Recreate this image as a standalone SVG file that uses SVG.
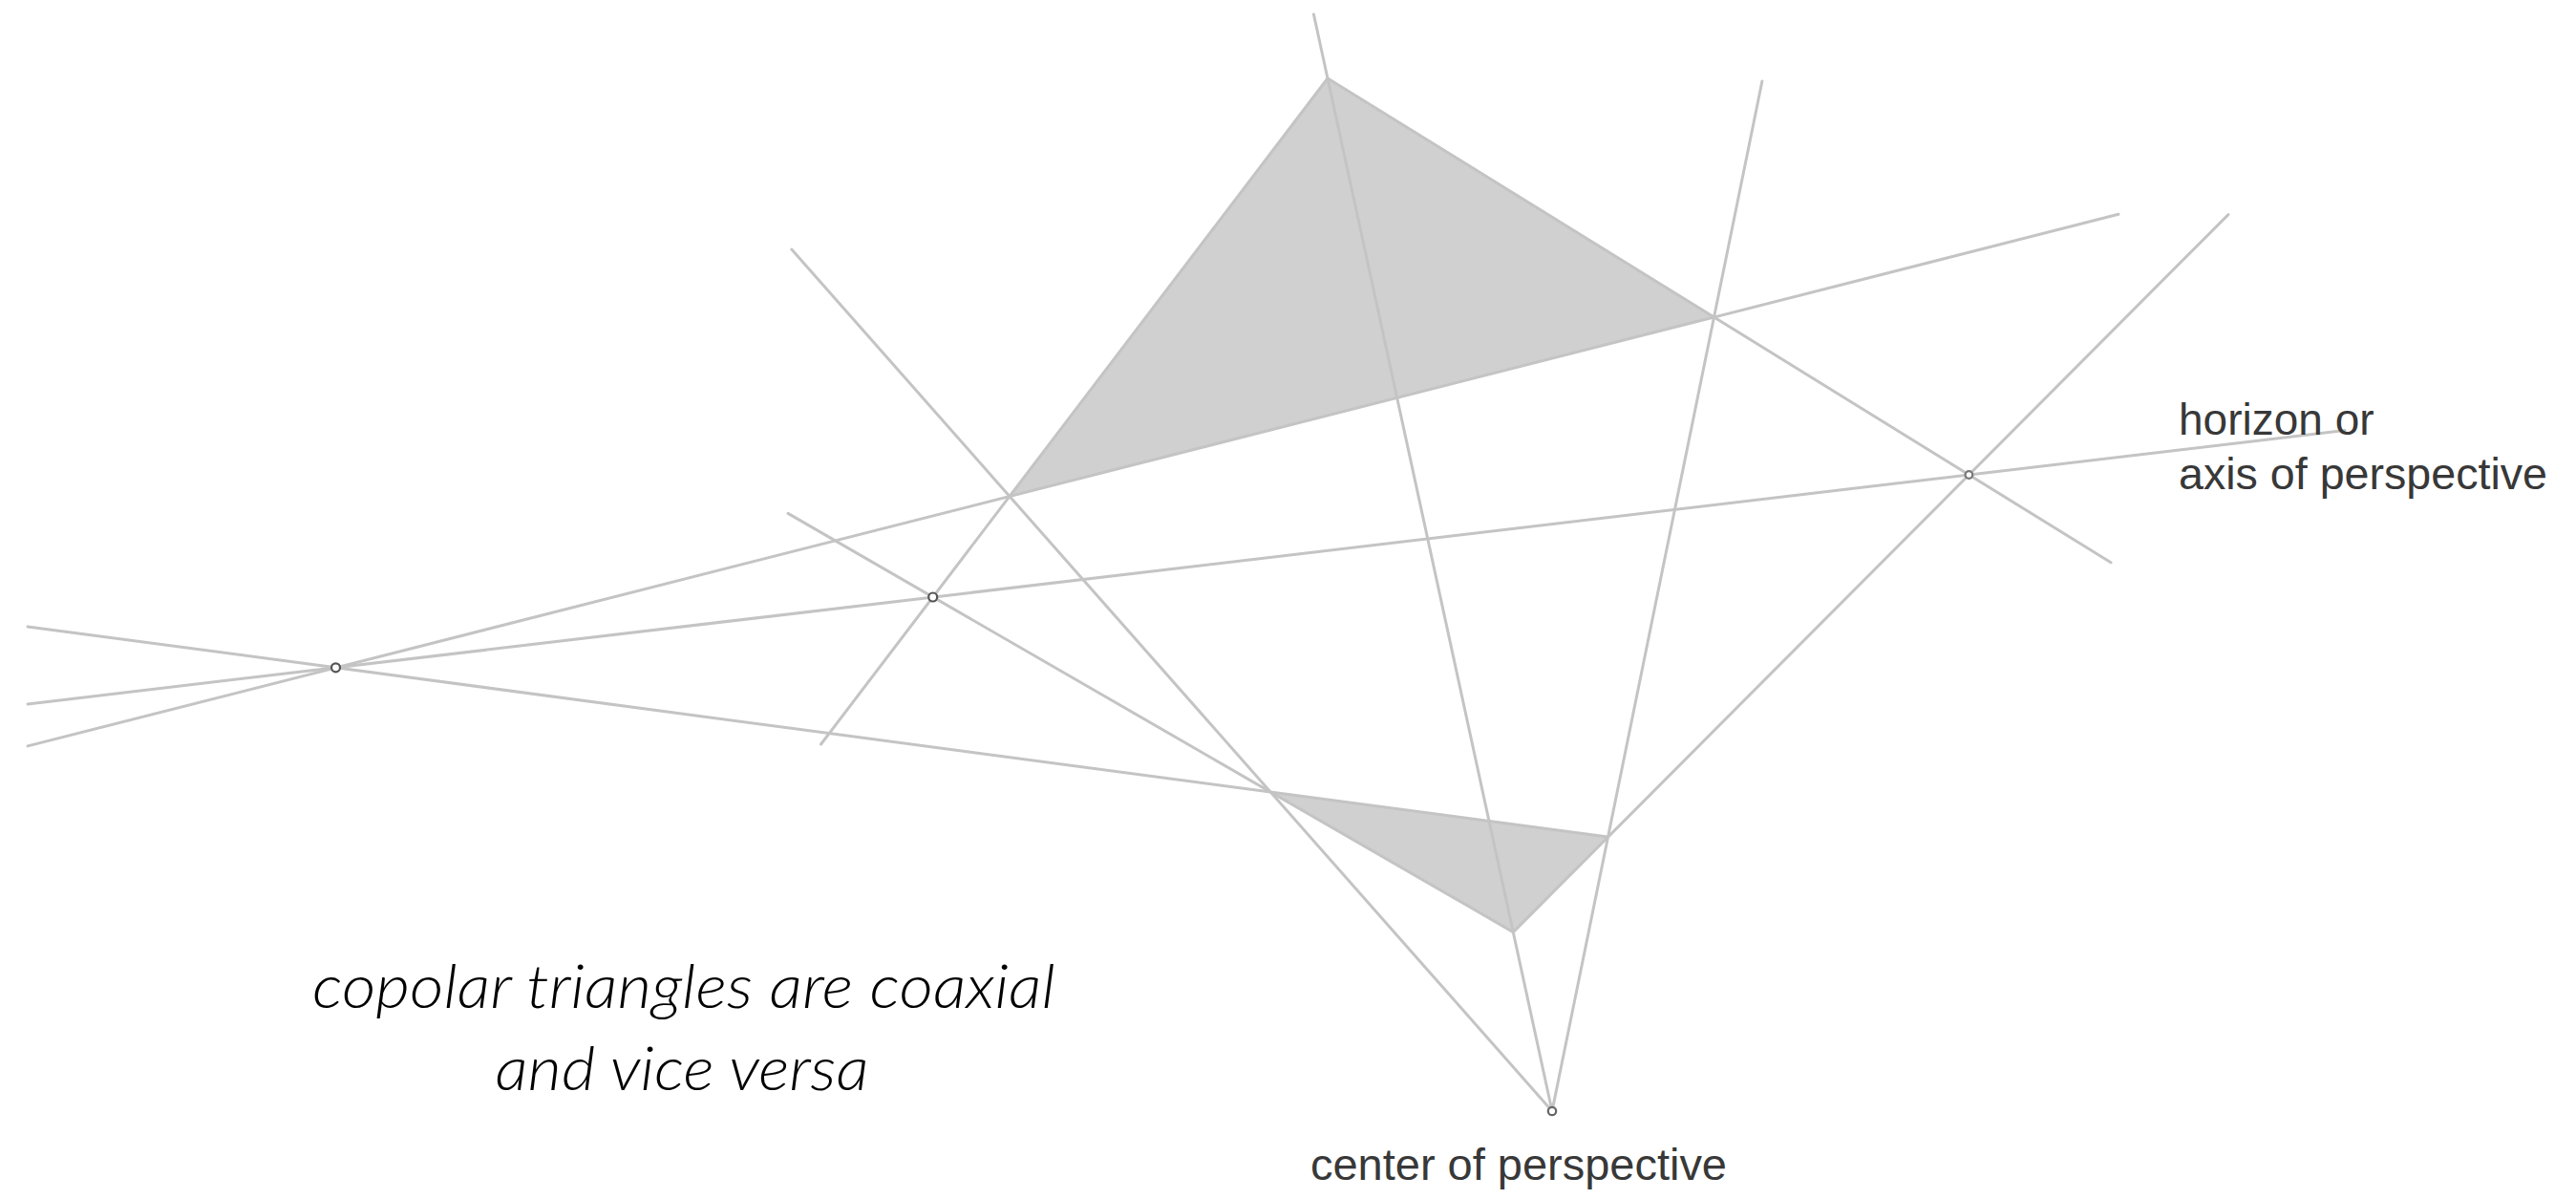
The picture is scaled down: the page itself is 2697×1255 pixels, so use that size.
<svg xmlns="http://www.w3.org/2000/svg" width="2697" height="1255" viewBox="0 0 2697 1255">
<style>
.tri{fill:#d0d0d0;stroke:none}
.ln{stroke:#c4c4c4;stroke-width:3;fill:none;stroke-linecap:round}
.pt{fill:#ffffff;stroke:#555555;stroke-width:2.2}
.lbl{font-family:"Liberation Sans",Arial,sans-serif;font-size:46px;fill:#383838}
.cap{font-family:Lato,"Liberation Sans",sans-serif;font-style:italic;font-weight:300;font-size:64px;fill:#000000}
</style>
<rect width="2697" height="1255" fill="#ffffff"/>
<g id="triangle-big"><polygon class="tri" points="1390,82 1794.5,332 1057,519.5"/></g>
<g id="triangle-small"><polygon class="tri" points="1330.2,829 1683.5,876 1584.3,975.6"/></g>
<g id="connectors">
<line class="ln" x1="29" y1="655.9" x2="1683.5" y2="876"/>
<line class="ln" x1="29" y1="736.9" x2="2455" y2="450.5"/>
<line class="ln" x1="29" y1="780.9" x2="2218" y2="224.3"/>
<line class="ln" x1="1390" y1="82" x2="859.5" y2="779"/>
<line class="ln" x1="825" y1="537.4" x2="1584.3" y2="975.6"/>
<line class="ln" x1="1390" y1="82" x2="2210" y2="588.8"/>
<line class="ln" x1="1584.3" y1="975.6" x2="2333" y2="224.6"/>
<line class="ln" x1="1625" y1="1163" x2="1375.4" y2="15"/>
<line class="ln" x1="1625" y1="1163" x2="1844.9" y2="85"/>
<line class="ln" x1="1625" y1="1163" x2="828.8" y2="261"/>
</g>
<g id="point-p1"><circle class="pt" cx="351.5" cy="698.8" r="4.5"/></g>
<g id="point-p2"><circle class="pt" cx="976.7" cy="625" r="4.5"/></g>
<g id="point-p3"><circle class="pt" cx="2061.4" cy="497" r="3.8" style="stroke:#777777"/></g>
<g id="point-center"><circle class="pt" cx="1625" cy="1163" r="4.2" style="stroke:#666666"/></g>
<g id="label-axis">
<text class="lbl" x="2281" y="455">horizon or</text>
<text class="lbl" x="2281" y="512" textLength="386" lengthAdjust="spacingAndGlyphs">axis of perspective</text>
</g>
<g id="label-center"><text class="lbl" x="1590" y="1235" text-anchor="middle" textLength="436" lengthAdjust="spacingAndGlyphs">center of perspective</text></g>
<g id="caption">
<text class="cap" x="716" y="1055" text-anchor="middle" textLength="778" lengthAdjust="spacingAndGlyphs">copolar triangles are coaxial</text>
<text class="cap" x="714" y="1141" text-anchor="middle" textLength="391" lengthAdjust="spacingAndGlyphs">and vice versa</text>
</g>
</svg>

★ ★ ★ ★ ★ ★ ★

-- AIM --
Take the listing above and restate it word for word, without its pictures.

-- REPLY TO THE EXERCISE --
Recreate this image as a standalone SVG file that uses SVG.
The picture is scaled down: the page itself is 2697×1255 pixels, so use that size.
<svg xmlns="http://www.w3.org/2000/svg" width="2697" height="1255" viewBox="0 0 2697 1255">
<style>
.tri{fill:#d0d0d0;stroke:none}
.ln{stroke:#c4c4c4;stroke-width:3;fill:none;stroke-linecap:round}
.pt{fill:#ffffff;stroke:#555555;stroke-width:2.2}
.lbl{font-family:"Liberation Sans",Arial,sans-serif;font-size:46px;fill:#383838}
.cap{font-family:Lato,"Liberation Sans",sans-serif;font-style:italic;font-weight:300;font-size:64px;fill:#000000}
</style>
<rect width="2697" height="1255" fill="#ffffff"/>
<g id="triangle-big"><polygon class="tri" points="1390,82 1794.5,332 1057,519.5"/></g>
<g id="triangle-small"><polygon class="tri" points="1330.2,829 1683.5,876 1584.3,975.6"/></g>
<g id="connectors">
<line class="ln" x1="29" y1="655.9" x2="1683.5" y2="876"/>
<line class="ln" x1="29" y1="736.9" x2="2455" y2="450.5"/>
<line class="ln" x1="29" y1="780.9" x2="2218" y2="224.3"/>
<line class="ln" x1="1390" y1="82" x2="859.5" y2="779"/>
<line class="ln" x1="825" y1="537.4" x2="1584.3" y2="975.6"/>
<line class="ln" x1="1390" y1="82" x2="2210" y2="588.8"/>
<line class="ln" x1="1584.3" y1="975.6" x2="2333" y2="224.6"/>
<line class="ln" x1="1625" y1="1163" x2="1375.4" y2="15"/>
<line class="ln" x1="1625" y1="1163" x2="1844.9" y2="85"/>
<line class="ln" x1="1625" y1="1163" x2="828.8" y2="261"/>
</g>
<g id="point-p1"><circle class="pt" cx="351.5" cy="698.8" r="4.5"/></g>
<g id="point-p2"><circle class="pt" cx="976.7" cy="625" r="4.5"/></g>
<g id="point-p3"><circle class="pt" cx="2061.4" cy="497" r="3.8" style="stroke:#777777"/></g>
<g id="point-center"><circle class="pt" cx="1625" cy="1163" r="4.2" style="stroke:#666666"/></g>
<g id="label-axis">
<text class="lbl" x="2281" y="455">horizon or</text>
<text class="lbl" x="2281" y="512" textLength="386" lengthAdjust="spacingAndGlyphs">axis of perspective</text>
</g>
<g id="label-center"><text class="lbl" x="1590" y="1235" text-anchor="middle" textLength="436" lengthAdjust="spacingAndGlyphs">center of perspective</text></g>
<g id="caption">
<text class="cap" x="716" y="1055" text-anchor="middle" textLength="778" lengthAdjust="spacingAndGlyphs">copolar triangles are coaxial</text>
<text class="cap" x="714" y="1141" text-anchor="middle" textLength="391" lengthAdjust="spacingAndGlyphs">and vice versa</text>
</g>
</svg>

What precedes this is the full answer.